Case sets strip-search precedent

Now that March Madness has come to an end, it is the season to begin watching the Supreme Court of the United States with great attention. Last week, the court heard three days of argument on the Affordable Health Care Act, and on Monday the court released its decision in the case of Florence v. Board of Freeholders, a New Jersey case concerned with the constitutional limits on when corrections officials may do strip searches of people in custody. The decision in the health care case undoubtedly is going to take some time, and how the justices will vote on the various issues presented by the case is still difficult to determine. However, the decision in the Florence case is now published and its facts and reasoning are important.

Albert Florence was driving when stopped by police. When the police discovered there was an outstanding warrant for Florence, they took him into custody and placed him in the county jail. In fact, the warrant, which was based on Florence’s failure to pay a fine, was out of date. The fine had been paid, but the court computer system had not yet updated his file. Nonetheless, Florence spent six days in two county jails. While there, he was subjected to multiple strip searches. Florence sued Burlington County, N.J., because he believed that he had been treated in this way because he was black and that his constitutional rights had been violated.

In a 5-4 decision, strictly along political lines (Roberts, Alito, Scalia, Thomas and Kennedy in the majority; Breyer, Sotomayor, Kagan, and Ginsburg in the minority) the court ruled that correctional officials could, indeed, conduct strip searches of people in custody even though the reason for their being in custody was a minor crime, such as failure to pay a fine and even though such custody was temporary.

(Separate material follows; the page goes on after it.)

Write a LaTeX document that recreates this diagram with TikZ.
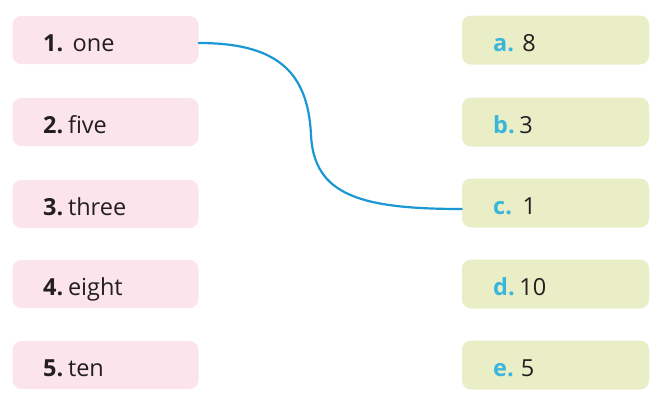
\documentclass[tikz,border=0pt]{standalone}
\usepackage{fontspec}
\setmainfont{Open Sans}
\definecolor{pinkbox}{RGB}{252,228,236}
\definecolor{greenbox}{RGB}{233,238,199}
\definecolor{labcyan}{RGB}{58,182,219}
\definecolor{txt}{RGB}{35,31,32}
\definecolor{curveblue}{RGB}{27,152,212}
\tikzset{
  lbox/.style={fill=pinkbox, rounded corners=9pt, minimum width=186pt, minimum height=48pt, inner sep=0pt},
  rbox/.style={fill=greenbox, rounded corners=9pt, minimum width=187pt, minimum height=49pt, inner sep=0pt},
  ltext/.style={anchor=base west, inner sep=0pt, font=\fontsize{23.5}{26}\selectfont, text=txt},
  rtext/.style={anchor=base west, inner sep=0pt, font=\fontsize{23.5}{26}\selectfont, text=txt},
  link/.style={draw=curveblue, line width=2.2pt, line cap=round}
}
\begin{document}
\begin{tikzpicture}[x=1pt,y=-1pt]
\useasboundingbox[fill=white] (0,0) rectangle (663,416);
% left boxes
\node[lbox] (l1) at (105.5,40) {};
\node[lbox] (l2) at (105.5,122) {};
\node[lbox] (l3) at (105.5,204) {};
\node[lbox] (l4) at (105.5,284) {};
\node[lbox] (l5) at (105.5,365) {};
% right boxes
\node[rbox] (ra) at (555.5,40) {};
\node[rbox] (rb) at (555.5,122) {};
\node[rbox] (rc) at (555.5,203) {};
\node[rbox] (rd) at (555.5,284) {};
\node[rbox] (re) at (555.5,365) {};
% left texts
\node[ltext] (t1) at (43,51) {\textbf{1.}\hspace{0.4em}one};
\node[ltext] (t2) at (43,133) {\textbf{2.}\hspace{0.2em}five};
\node[ltext] (t3) at (43,215) {\textbf{3.}\hspace{0.2em}three};
\node[ltext] (t4) at (43,295) {\textbf{4.}\hspace{0.2em}eight};
\node[ltext] (t5) at (43,376) {\textbf{5.}\hspace{0.2em}ten};
% right texts
\node[rtext] (ta) at (493,51) {\textcolor{labcyan}{\textbf{a.}}\hspace{0.35em}8};
\node[rtext] (tb) at (493,133) {\textcolor{labcyan}{\textbf{b.}}\hspace{0.2em}3};
\node[rtext] (tc) at (493,214) {\textcolor{labcyan}{\textbf{c.}}\hspace{0.45em}1};
\node[rtext] (td) at (493,295) {\textcolor{labcyan}{\textbf{d.}}\hspace{0.2em}10};
\node[rtext] (te) at (493,376) {\textcolor{labcyan}{\textbf{e.}}\hspace{0.3em}5};
% connector
\coordinate (mid) at (311,135);
\draw[link] ([yshift=-3pt]l1.east) .. controls (275,43) and (308,70) .. (mid)
  .. controls (314,195) and (360,209) .. ([yshift=-6pt]rc.west);
\end{tikzpicture}
\end{document}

Although the decision was 5-4, the majority was not in total agreement; as a result the decision was limited. First, the strip search can only be visual; correctional officers cannot touch prisoners although they can ask prisoners to move to aid the visual search. More important, Chief Justice Roberts and Justice Alito said that they could join the majority opinion only if it was limited to cases in which the strip search was done as a preliminary step before putting the prisoner into the general prison population. Thus, the majority opinion does not authorize strip searches when a prisoner is to be kept secluded from the general jail population. Justice Thomas, apparently, did not want this limit.

Strip searches are quite intrusive and humiliating. For most people they constitute a traumatic invasion of personal privacy. Because of this a number of lower federal courts had decided that they could not be done routinely to prisoners who presented no risk of violence, contagion or drug possession. The Supreme Court decision in the Florence case now reverses these lower court holdings and makes it possible for jail officials to do strip searches of anyone who is to be put into the general jail population.

Thus, if a student is arrested for drunken and disorderly behavior on Massachusetts Street on a Saturday night and taken to jail, that student may be strip searched by jail personnel. If, like Florence, a woman is taken into custody because of an outstanding warrant, even a warrant issued for failure to pay parking fines, that woman can be strip searched by jail personnel.

While the Supreme Court’s decision in the Florence case permits correctional personnel to conduct routine strip searches even of people who present no risk, it does not require these searches. In practice that means that local communities can adopt policies that would prohibit such an expansion of the use of strip searches.

I would hope that Lawrence and Douglas County authorities will quickly adopt such limitations to assure the local population that they will not be needlessly traumatized and humiliated. Those folks who object to the use of whole body scanners at airports as an invasion of privacy would be well advised to look closely at the Florence decision because its potential negative impact on privacy is far greater.